Staging Place

Christine Darragh, Hannah Kirkpatrick, Waylon Richmond, and Karina Tirado (A. Alfred Taubman College of Architecture + Urban Planning), Akari Komura, Sheena Hui, Hannah Marcus, and Aislinn Bailie (School of Music, Theatre & Dance)

We are Staging Place, a team of eight performers and designers interested in creating and facilitating local connections to places and people through the lens of performance.

Staging Place takes form in a series of live feed performance projections staged between Ypsilanti and Ann Arbor. The project aims to amplify the placeness of physical spaces and local voices by using a digital platform. Live streaming the performances enables new spatial relations between neighbors and widens engagement.

We started out observing the uniqueness of each space’s sounds, spatial relations, social and environmental activity. The site-responsive performances emerged based on improvisatory scores with prompts that were created from our field research notes of each location. The scores also challenge a universal language for both dancers and musicians to interpret and express in connection with the surrounding space. These performances were projected into and on the urban fabric located in the neighboring town.

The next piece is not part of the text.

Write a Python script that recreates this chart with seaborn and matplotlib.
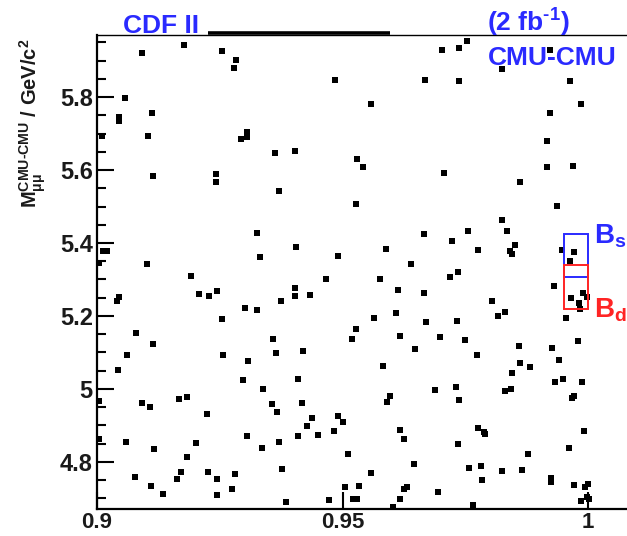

Through the summer, we conducted a number of preliminary tests and performance trials, and encountered practical issues such as lighting, electricity, and wi-fi. Spatial issues, programmatic collisions, and the role of the passer-by becoming an audience also became important to site choices. The performance and the projections merge these physical spaces through digital means and invite the local performers and audience to experience the performance in a shared physical space. We think of our interventions in performance and projection as a “glitch” in time and space.

Staging Place members have researched and assembled the infrastructure of what we imagine to be an ongoing series of events in collaboration with local performing artists pairing places with artists and their causes, opening windows between worlds to connect people and places who might not otherwise. We see this type of performance and experience as an opportunity to learn from the environment we live in and open up new avenues of creative placemaking.